The risk of anaemia is higher among patients aged 70 years and older taking a daily dose of 100 mg of enteric-coated aspirin, according to a post hoc analysis of the ASPREE randomised controlled trial.
The Aspirin in Reducing Events in the Elderly (ASPREE) trial was designed to examine whether a daily dose of 100 mg of aspirin would prolong the healthy life span of older adults. While it is recognised that use of the drug in patients without cardiovascular disease lowers the risk of cardiac events but increases the risk of a major bleed, whether aspirin use also associated with anaemia is less certain.
Details of the ASPREE trial have been already published and revealed a higher all-cause mortality, largely due to cancer-related deaths, in those assigned to daily aspirin compared to placebo.
In the post hoc analysis of the ASPREE trial, published in the Annals of Internal Medicine, researchers investigated the effect of low-dose aspirin on incident anaemia, haemoglobin and serum ferritin concentrations.

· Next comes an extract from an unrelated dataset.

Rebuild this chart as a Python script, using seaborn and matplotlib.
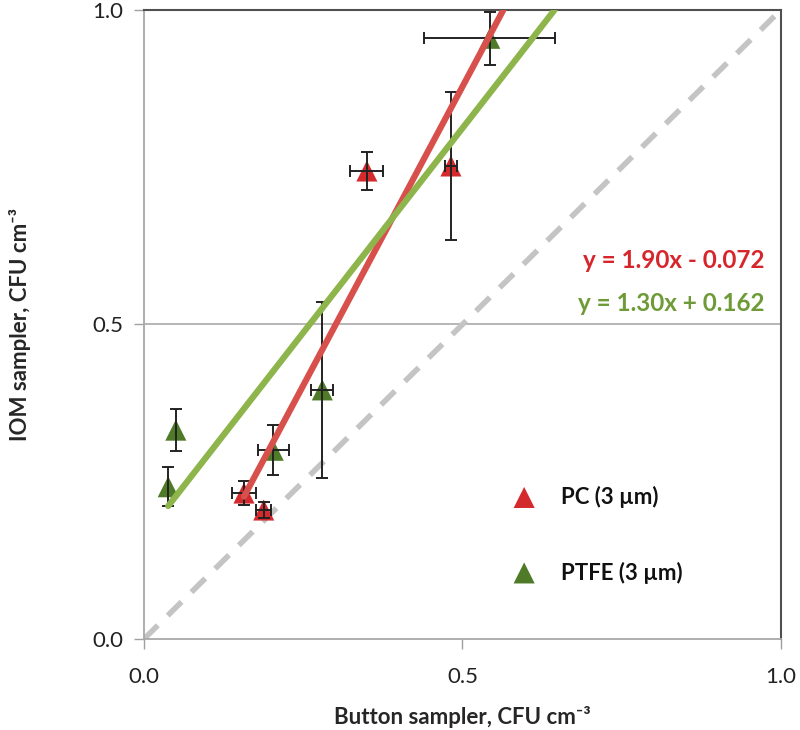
import matplotlib
matplotlib.use("Agg")
import matplotlib.pyplot as plt
import seaborn as sns
import numpy as np
import pandas as pd

# ---- data ----
pc_x = [0.350, 0.482, 0.157, 0.188]
pc_y = [0.744, 0.752, 0.232, 0.205]
pc_xerr = [0.026, 0.010, 0.019, 0.012]
pc_yerr = [0.030, 0.117, 0.019, 0.012]

ptfe_x = [0.038, 0.050, 0.203, 0.280, 0.543]
ptfe_y = [0.242, 0.332, 0.300, 0.396, 0.955]
ptfe_xerr = [0.000, 0.000, 0.024, 0.017, 0.103]
ptfe_yerr = [0.031, 0.033, 0.040, 0.140, 0.042]

pc_fit = (1.90, -0.072)
ptfe_fit = (1.30, 0.162)

series_labels = ["PC (3 µm)", "PTFE (3 µm)"]
eq_labels = ["y = 1.90x - 0.072", "y = 1.30x + 0.162"]
ticks = [0.0, 0.5, 1.0]
tick_labels = ["0.0", "0.5", "1.0"]

RED = "#d42a2e"
GREEN = "#4f7b29"
RED_LINE = "#d8504c"
GREEN_LINE = "#8db54b"

sns.set_style("white")
plt.rcParams["font.family"] = ["Lato", "DejaVu Sans"]

fig = plt.figure(figsize=(8, 7.3), dpi=100)
ax = fig.add_axes([0.18, 0.1247, 0.796, 0.8616])

# identity line
diag = pd.DataFrame({"x": ticks, "y": ticks})
sns.lineplot(data=diag, x="x", y="y", ax=ax, color="#c4c4c4", lw=4,
             dashes=False, linestyle=(0, (3.5, 2.5)), zorder=1)

# markers
pc_df = pd.DataFrame({"x": pc_x, "y": pc_y})
ptfe_df = pd.DataFrame({"x": ptfe_x, "y": ptfe_y})
sns.scatterplot(data=pc_df, x="x", y="y", ax=ax, marker="^", s=230,
                color=RED, edgecolor="none", zorder=3, clip_on=False)
sns.scatterplot(data=ptfe_df, x="x", y="y", ax=ax, marker="^", s=230,
                color=GREEN, edgecolor="none", zorder=3, clip_on=False)

# error bars
ax.errorbar(pc_x, pc_y, xerr=pc_xerr, yerr=pc_yerr, fmt="none",
            ecolor="#222222", elinewidth=1.4, capsize=4.5, capthick=1.4, zorder=4)
ax.errorbar(ptfe_x, ptfe_y, xerr=ptfe_xerr, yerr=ptfe_yerr, fmt="none",
            ecolor="#222222", elinewidth=1.4, capsize=4.5, capthick=1.4, zorder=4)

# fit lines
for xs, (m, b), c in [(pc_x, pc_fit, RED_LINE), (ptfe_x, ptfe_fit, GREEN_LINE)]:
    x0 = min(xs)
    x1 = (1.0 - b) / m
    line = pd.DataFrame({"x": [x0, x1], "y": [m * x0 + b, m * x1 + b]})
    sns.lineplot(data=line, x="x", y="y", ax=ax, color=c, lw=4.5, zorder=5)

ax.set_xlim(0, 1)
ax.set_ylim(0, 1)
ax.set_xticks(ticks)
ax.set_yticks(ticks)
ax.set_xticklabels(tick_labels, fontsize=16, color="#222222")
ax.set_yticklabels(tick_labels, fontsize=16, color="#222222")
ax.tick_params(axis="both", direction="out", length=7, width=1, color="#a0a0a0",
               bottom=True, left=True)
ax.tick_params(axis="x", pad=13)
ax.tick_params(axis="y", pad=8)

ax.axhline(0.5, color="#b0b0b0", lw=1.3, zorder=0)
for s in ["left", "bottom"]:
    ax.spines[s].set_color("#a8a8a8")
    ax.spines[s].set_linewidth(1.3)
for s in ["top", "right"]:
    ax.spines[s].set_color("#505050")
    ax.spines[s].set_linewidth(1.5)

ax.set_xlabel("Button sampler, CFU cm\u207b\u00b3", fontsize=16, fontweight="bold",
              labelpad=14)
ax.set_ylabel("IOM sampler, CFU cm\u207b\u00b3", fontsize=16, fontweight="bold",
              labelpad=44)

# equations
ax.text(0.975, 0.602, eq_labels[0], transform=ax.transAxes, ha="right",
        va="center", fontsize=17.5, fontweight="bold", color="#d6262c")
ax.text(0.975, 0.533, eq_labels[1], transform=ax.transAxes, ha="right",
        va="center", fontsize=17.5, fontweight="bold", color="#6e9b38")

# legend (manual)
for lab, c, yy in [(series_labels[0], RED, 0.225), (series_labels[1], GREEN, 0.105)]:
    ax.scatter([0.597], [yy], marker="^", s=230, color=c, transform=ax.transAxes,
               zorder=6, edgecolor="none")
    ax.text(0.655, yy, lab, transform=ax.transAxes, ha="left", va="center",
            fontsize=16, fontweight="bold", color="#111111")

fig.savefig("out.png", dpi=100)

Researchers assessed haemoglobin levels annually and ferritin levels at both baseline and after three years. The primary outcome was defined as incident anaemia but researchers also considered changes in haemoglobin and ferritin levels over time.
Aspirin use and anaemia
A total of 18,153 participants with a mean age of 74 years (44% male) were included, of whom 9,047 were randomised to a daily dose of 100 mg of enteric-coated aspirin. Participants were followed for a median of 4.7 years after randomisation.

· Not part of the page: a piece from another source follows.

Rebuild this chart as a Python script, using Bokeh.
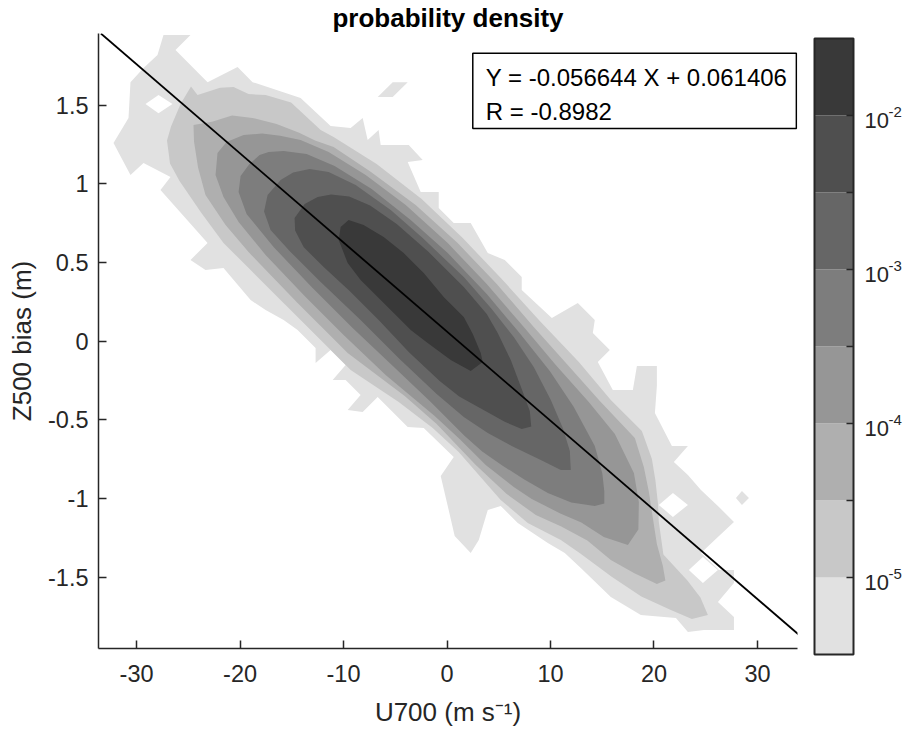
from bokeh.plotting import figure
from bokeh.models import Label, Slope, FixedTicker, ColumnDataSource, Range1d
from bokeh.layouts import row
from bokeh.embed import file_html
from bokeh.resources import INLINE
from bokeh.core.properties import value

# ---------------- data ----------------
TITLE = "probability density"
Y_LABEL = "Z500 bias (m)"
X_LABEL = "U700 (m s\u207b\u00b9)"
FIT_LINES = ["Y = -0.056644 X + 0.061406", "R = -0.8982"]
FIT_SLOPE = -0.056644
FIT_INTERCEPT = 0.061406

x_ticks = [-30, -20, -10, 0, 10, 20, 30]
x_tick_labels = ["-30", "-20", "-10", "0", "10", "20", "30"]
y_ticks = [-1.5, -1, -0.5, 0, 0.5, 1, 1.5]
y_tick_labels = ["-1.5", "-1", "-0.5", "0", "0.5", "1", "1.5"]

# log10 of probability density at the filled-contour level boundaries
level_exp = [-5.5, -5, -4.5, -4, -3.5, -3, -2.5, -2, -1.5]
level_colors = ["#e1e1e1", "#c8c8c8", "#afafaf", "#969696",
                "#7d7d7d", "#666666", "#4f4f4f", "#393939"]
cbar_label_exp = [-5, -4, -3, -2]

# filled region above 10^-5.5 (outermost, jagged)
L1_x = [-30.59, -29.33, -27.98, -27.40, -24.79, -26.24, -23.14, -20.24, -18.79, -14.15,
        -11.25, -9.31, -8.15, -7.67, -6.61, -6.41, -3.70, -2.35, -3.80, -2.54,
        -0.80, -0.80, 0.65, 2.29, 3.94, 5.58, 7.22, 7.22, 10.13, 12.64,
        14.28, 14.09, 15.73, 14.57, 16.02, 17.96, 18.35, 20.28, 20.28, 20.09,
        21.73, 23.28, 21.92, 23.28, 24.54, 26.28, 27.73, 26.18, 24.54, 26.28,
        27.73, 27.73, 26.18, 27.73, 27.73, 24.83, 23.28, 22.12, 18.73, 15.83,
        12.93, 11.38, 9.74, 6.84, 5.19, 3.94, 3.07, 2.29, 0.74, 0.07,
        -0.61, 0.65, -2.25, -3.80, -6.70, -8.15, -9.60, -8.35, -9.80, -11.05,
        -9.80, -11.25, -12.70, -12.70, -14.44, -15.79, -17.53, -18.98, -21.60, -23.34,
        -24.79, -23.14, -27.69, -26.72, -29.33, -30.59, -32.23, -30.78]
L1_y = [1.647, 1.736, 1.819, 1.946, 1.946, 1.851, 1.647, 1.743, 1.647, 1.546,
        1.368, 1.355, 1.419, 1.279, 1.342, 1.247, 1.247, 1.152, 1.139, 0.949,
        0.949, 0.847, 0.752, 0.752, 0.561, 0.517, 0.408, 0.326, 0.148, 0.243,
        0.135, 0.053, -0.055, -0.132, -0.309, -0.309, -0.157, -0.157, -0.284, -0.455,
        -0.665, -0.665, -0.767, -0.849, -0.945, -1.053, -1.148, -1.243, -1.345, -1.453,
        -1.453, -1.536, -1.656, -1.752, -1.834, -1.834, -1.847, -1.758, -1.739, -1.624,
        -1.440, -1.345, -1.281, -1.154, -1.046, -1.072, -1.262, -1.345, -1.237, -1.046,
        -0.856, -0.735, -0.551, -0.544, -0.354, -0.449, -0.436, -0.341, -0.246, -0.246,
        -0.151, -0.055, -0.138, -0.043, 0.072, 0.135, 0.199, 0.262, 0.466, 0.453,
        0.517, 0.625, 0.961, 1.044, 1.133, 1.057, 1.260, 1.419]
# isolated specks of the outermost level
B1_x = [-6.70, -5.25, -3.80, -5.25]
B1_y = [1.552, 1.647, 1.647, 1.552]
B2_x = [27.92, 28.50, 29.18, 28.50]
B2_y = [-0.996, -0.951, -0.996, -1.040]
# empty cells inside the outermost level
H1_x = [-29.14, -27.88, -26.53, -27.88]
H1_y = [1.508, 1.565, 1.508, 1.450]
H2_x = [20.47, 21.83, 23.28, 21.83]
H2_y = [-1.040, -0.964, -1.040, -1.116]
H3_x = [23.37, 24.73, 26.18, 24.73]
H3_y = [-1.453, -1.370, -1.453, -1.536]

L2_x = [-24.74, -24.11, -21.93, -20.63, -19.18, -17.53, -15.07, -12.21, -10.96, -6.80,
        -2.45, 1.52, 5.29, 8.97, 12.74, 15.83, 18.83, 19.80, 20.14, 20.38,
        20.47, 20.91, 23.23, 24.49, 25.21,
        23.66, 21.63, 18.78, 15.88, 12.88, 11.00, 7.80, 5.19, 1.13, -1.38,
        -4.67, -9.31, -14.15, -18.98, -21.60, -23.77, -25.85, -26.77, -27.06, -26.67, -25.75]
L2_y = [1.619, 1.565, 1.612, 1.616, 1.571, 1.565, 1.517, 1.342, 1.298, 1.126,
        0.904, 0.656, 0.396, 0.129, -0.132, -0.373, -0.570, -0.748, -0.884, -1.027,
        -1.148, -1.354, -1.520, -1.628, -1.739,
        -1.764, -1.707, -1.621, -1.494, -1.348, -1.262, -1.154, -1.008, -0.703, -0.551,
        -0.386, -0.182, 0.135, 0.453, 0.625, 0.818, 1.018, 1.130, 1.276, 1.365, 1.508]

L3_x = [-24.50, -22.71, -20.77, -18.79, -16.47, -14.29, -12.75, -10.96, -7.48, -3.03,
        1.03, 4.81, 8.38, 11.58, 14.77, 18.15, 19.02, 19.51, 19.89, 20.28,
        20.86, 21.10,
        20.28, 18.06, 15.83, 13.56, 11.04, 8.58, 5.77, 2.78, -1.00, -4.09,
        -9.60, -14.44, -19.18, -21.40, -23.34, -24.06, -24.45]
L3_y = [1.374, 1.396, 1.435, 1.419, 1.381, 1.326, 1.276, 1.234, 1.082, 0.866,
        0.624, 0.364, 0.091, -0.144, -0.379, -0.614, -0.799, -0.957, -1.123, -1.288,
        -1.428, -1.520,
        -1.542, -1.472, -1.389, -1.266, -1.177, -1.104, -0.970, -0.786, -0.525, -0.348,
        -0.074, 0.243, 0.567, 0.739, 0.929, 1.104, 1.269]

L4_x = [-21.31, -19.66, -17.87, -16.13, -14.15, -11.44, -7.86, -3.99, 0.07, 3.84,
        7.42, 10.51, 13.70, 16.22, 18.06, 18.54, 18.49,
        17.48, 15.15, 12.98, 10.95, 8.19, 6.45, 3.74, 1.32, -1.19, -5.93,
        -9.89, -13.76, -17.53, -20.14, -21.60, -22.37, -22.18]
L4_y = [1.266, 1.311, 1.320, 1.307, 1.279, 1.203, 1.057, 0.866, 0.624, 0.364,
        0.091, -0.151, -0.386, -0.589, -0.837, -1.021, -1.196,
        -1.294, -1.243, -1.151, -1.094, -1.002, -0.926, -0.786, -0.627, -0.475, -0.214,
        0.034, 0.288, 0.548, 0.758, 0.917, 1.057, 1.196]

L5_x = [-19.13, -18.11, -17.24, -15.79, -13.57, -10.86, -7.28, -3.51, 0.07, 3.84,
        6.93, 9.93, 12.25, 14.28, 15.01, 15.20, 15.20,
        14.28, 12.01, 9.74, 7.47, 5.34, 3.40, 1.71, -1.67, -5.64, -9.12,
        -12.99, -16.76, -19.37, -20.14, -19.95]
L5_y = [1.123, 1.184, 1.203, 1.209, 1.190, 1.114, 0.968, 0.771, 0.561, 0.300,
        0.059, -0.189, -0.417, -0.665, -0.840, -0.954, -1.030,
        -1.046, -1.024, -0.964, -0.878, -0.789, -0.700, -0.602, -0.379, -0.132, 0.084,
        0.339, 0.599, 0.809, 0.949, 1.050]

L6_x = [-17.34, -16.08, -14.87, -13.28, -11.44, -8.83, -5.44, -2.35, 1.62, 4.32,
        6.45, 8.38, 10.03, 11.19, 11.87, 11.96,
        11.00, 9.06, 6.45, 3.94, 1.62, -1.00, -4.48, -8.35, -12.31, -15.21,
        -17.05, -17.68]
L6_y = [0.929, 1.025, 1.072, 1.095, 1.076, 0.993, 0.834, 0.656, 0.408, 0.205,
        0.027, -0.163, -0.373, -0.551, -0.697, -0.818,
        -0.818, -0.754, -0.672, -0.583, -0.481, -0.335, -0.119, 0.135, 0.383, 0.574,
        0.707, 0.825]

L7_x = [-14.73, -13.76, -12.50, -11.20, -9.46, -7.43, -4.86, -1.77, 1.62, 3.84,
        4.90, 6.16, 7.22, 8.00, 8.14,
        7.22, 5.53, 3.36, 1.18, -0.71, -3.70, -6.51, -9.41, -11.92, -13.86, -14.68]
L7_y = [0.783, 0.872, 0.917, 0.933, 0.920, 0.863, 0.745, 0.567, 0.345, 0.173,
        0.053, -0.119, -0.303, -0.443, -0.541,
        -0.557, -0.510, -0.430, -0.351, -0.252, -0.068, 0.129, 0.320, 0.472, 0.599, 0.704]

L8_x = [-10.47, -10.28, -9.51, -8.06, -6.12, -4.19, -2.25, -0.32, 1.62, 2.49,
        3.26, 3.45, 2.29, 0.36, -1.87, -3.51, -5.15, -6.70, -8.35, -9.60, -10.09]
L8_y = [0.644, 0.726, 0.771, 0.739, 0.663, 0.561, 0.434, 0.281, 0.154, 0.046,
        -0.074, -0.132, -0.189, -0.119, -0.011, 0.072, 0.180, 0.281, 0.389, 0.497, 0.580]

# ---------------- styling ----------------
FONT = "Liberation Sans"
INK = "#262626"
X_RANGE = (-33.68, 33.87)
Y_RANGE = (-1.952, 1.956)

p = figure(x_range=Range1d(*X_RANGE), y_range=Range1d(*Y_RANGE),
           frame_width=699, frame_height=615,
           min_border_left=98, min_border_right=11, min_border_top=33,
           min_border_bottom=40,
           toolbar_location=None, output_backend="svg", title=TITLE)
p.title.align = "center"
p.title.text_font = FONT
p.title.text_font_size = "26px"
p.title.text_font_style = "bold"
p.title.text_color = "black"
p.title.standoff = 1
p.outline_line_color = None
p.grid.visible = False
p.background_fill_color = "white"
p.border_fill_color = "white"
p.align = "start"

outer = ColumnDataSource(dict(xs=[L1_x, B1_x, B2_x], ys=[L1_y, B1_y, B2_y],
                              fill=[level_colors[0]] * 3))
p.patches("xs", "ys", source=outer, fill_color="fill", line_color=None)
holes = ColumnDataSource(dict(xs=[H1_x, H2_x, H3_x], ys=[H1_y, H2_y, H3_y]))
p.patches("xs", "ys", source=holes, fill_color="white", line_color=None)
inner = ColumnDataSource(dict(
    xs=[L2_x, L3_x, L4_x, L5_x, L6_x, L7_x, L8_x],
    ys=[L2_y, L3_y, L4_y, L5_y, L6_y, L7_y, L8_y],
    fill=level_colors[1:]))
p.patches("xs", "ys", source=inner, fill_color="fill", line_color=None)

p.add_layout(Slope(gradient=FIT_SLOPE, y_intercept=FIT_INTERCEPT,
                   line_color="black", line_width=1.8))

for ax in (p.xaxis[0], p.yaxis[0]):
    ax.axis_line_color = INK
    ax.axis_line_width = 1.5
    ax.major_tick_line_color = INK
    ax.major_tick_line_width = 1.5
    ax.major_tick_in = 8
    ax.major_tick_out = 0
    ax.minor_tick_line_color = None
    ax.major_label_text_font = FONT
    ax.major_label_text_font_size = "23.5px"
    ax.major_label_text_color = INK
    ax.axis_label_text_font = FONT
    ax.axis_label_text_font_size = "26px"
    ax.axis_label_text_font_style = "normal"
    ax.axis_label_text_color = INK

p.xaxis.ticker = FixedTicker(ticks=x_ticks)
p.xaxis.major_label_overrides = dict(zip(x_ticks, x_tick_labels))
p.xaxis.major_label_standoff = 16
p.xaxis.axis_label = X_LABEL
p.xaxis.axis_label_standoff = 12
p.yaxis.ticker = FixedTicker(ticks=y_ticks)
p.yaxis.major_label_overrides = dict(zip(y_ticks, y_tick_labels))
p.yaxis.major_label_standoff = 10
p.yaxis.axis_label = Y_LABEL
p.yaxis.axis_label_standoff = 8

# regression text box (inside the frame)
p.add_layout(Label(x=2.49, y=1.831, text="\n".join(FIT_LINES), text_align="left",
                   text_baseline="top", text_font=FONT, text_font_size="24px",
                   text_line_height=1.27, text_color="black",
                   border_line_color="black", border_line_width=1.5,
                   background_fill_color="white",
                   padding=dict(left=13, right=9, top=11, bottom=3)))

# ---------------- colour bar ----------------
span = level_exp[-1] - level_exp[0]
pad = span / 616 * 5
cb = figure(x_range=Range1d(-0.154, 2.359),
            y_range=Range1d(level_exp[0] - pad, level_exp[-1] + pad),
            frame_width=98, frame_height=626,
            min_border_left=0, min_border_right=0, min_border_top=28, min_border_bottom=40,
            toolbar_location=None, output_backend="svg", title=None,
            x_axis_location=None, y_axis_location=None)
cb.outline_line_color = None
cb.grid.visible = False
cb.background_fill_color = "white"
cb.border_fill_color = "white"
cb.align = "start"

cb.quad(left=0, right=1, bottom=level_exp[:-1], top=level_exp[1:],
        fill_color=level_colors, line_color=None)
inner_ticks = level_exp[1:-1]
cb.segment(x0=[0.82] * len(inner_ticks), x1=[1] * len(inner_ticks),
           y0=inner_ticks, y1=inner_ticks, line_color=INK, line_width=1.5)
cb.quad(left=0, right=1, bottom=level_exp[0], top=level_exp[-1],
        fill_color=None, line_color=INK, line_width=2)
cb.text(x=[1.28] * len(cbar_label_exp), y=cbar_label_exp, text=["10"] * len(cbar_label_exp),
        text_font=value(FONT), text_font_size="22px", text_color=INK,
        text_align="left", text_baseline="middle", y_offset=5)
cb.text(x=[1.9] * len(cbar_label_exp), y=cbar_label_exp,
        text=[str(e) for e in cbar_label_exp],
        text_font=value(FONT), text_font_size="15px", text_color=INK,
        text_align="left", text_baseline="middle", y_offset=-4)

layout = row(p, cb)
html = file_html(layout, INLINE, "probability density")
html = html.replace("<head>", "<head><style>html,body{overflow:hidden}</style>", 1)
open("out.html", "w").write(html)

The incidence of anaemia was significantly higher in the aspirin group (hazard ratio, HR = 1.20, 95% CI 1.12 – 1.29). In addition, haemoglobin concentrations declined more steeply in those assigned to aspirin.
By year three, serum ferritin levels had reduced by an average of 11.5% in the aspirin group compared to those assigned to placebo. A higher proportion of patients assigned to the drug experienced a major bleeding event compared to placebo (3% vs 2.1%). However, in sensitivity analysis, this difference did not account for the levels of anaemia seen between the two groups.
Overall the results suggested that the risk of developing anaemia within five years was 23.5% among those taking low dose aspirin.